En réalité, il vaut mieux être très prudent lorsque l’on prodigue aux dirigeants des recettes génériques destinées à gérer des situations de crise. Plutôt que de traiter la question de façon prescriptive, n’est-il pas plus intéressant de préconiser l’esprit de discernement, c’est-à-dire une capacité à penser et agir de manière rationnelle et cohérente en fonction du contexte tout en faisant bien la différence entre ce sur quoi on a du pouvoir et sur lequel il faut exercer sa volonté et ce sur quoi on n’a pas de pouvoir et qu’il faut accueillir avec sagesse comme le suggère Sénèque ?
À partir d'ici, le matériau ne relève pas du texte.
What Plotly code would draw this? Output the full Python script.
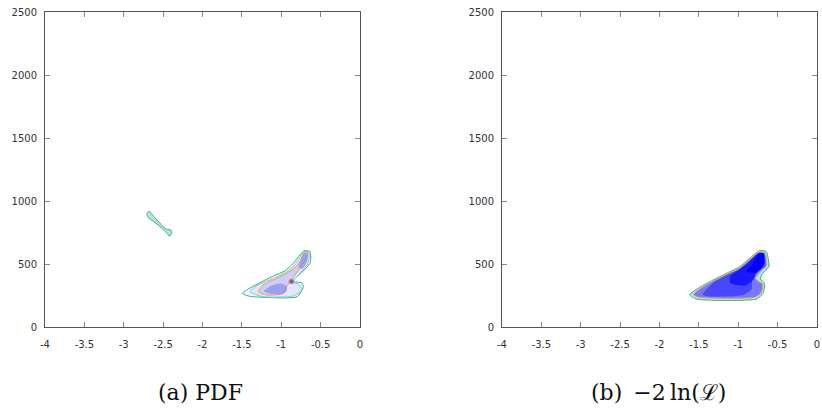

L’absence d’esprit de discernement se traduit notamment par un excès de confiance en soi, un engagement intellectuel limité, un irrépressible désir de conclure rapidement, une adhésion excessive à ses croyances et une insensibilité manifeste à l’inconsistance de ses propres jugements.
L’esprit de discernement exige d’avoir conscience de l’ignorance de notre ignorance, c’est-à-dire tout ce qui nous échappe sans le savoir et qui ne doit pas être confondue avec la part d’ignorance dont nous sommes bien conscients.
A cela s’ajoute un talent pédagogique qui va permettre de donner du sens à la crise dans le but d’unifier vers une destinée commune. Cela commence par se rappeler que mal nommer les choses c’est ajouter au malheur du monde comme le dit si bien Albert Camus.
Et puis, il est indispensable d’être lucide sur ses propres croyances pour mieux les dépasser et être en capacité d’appréhender dans ses profondeurs la réalité concrète telle qu’elle est vécue par celles et ceux qui subissent la crise.
Enfin, d’une façon ou d’une autre la crise doit servir à jeter les bases d’un monde nouveau auquel une majorité d’individus auront envie d’appartenir. Autrement dit, la crise doit être porteuse de changements en permettant à la société de sortir de son « sommeil dogmatique ».
Comme on le voit, l’esprit de discernement exige de grandes qualités humaines et intellectuelles ce qui fit dire à La Bruyère qu’après les diamants et les perles, ce qu’il y a de plus rare au monde, c’est précisément l’esprit de discernement.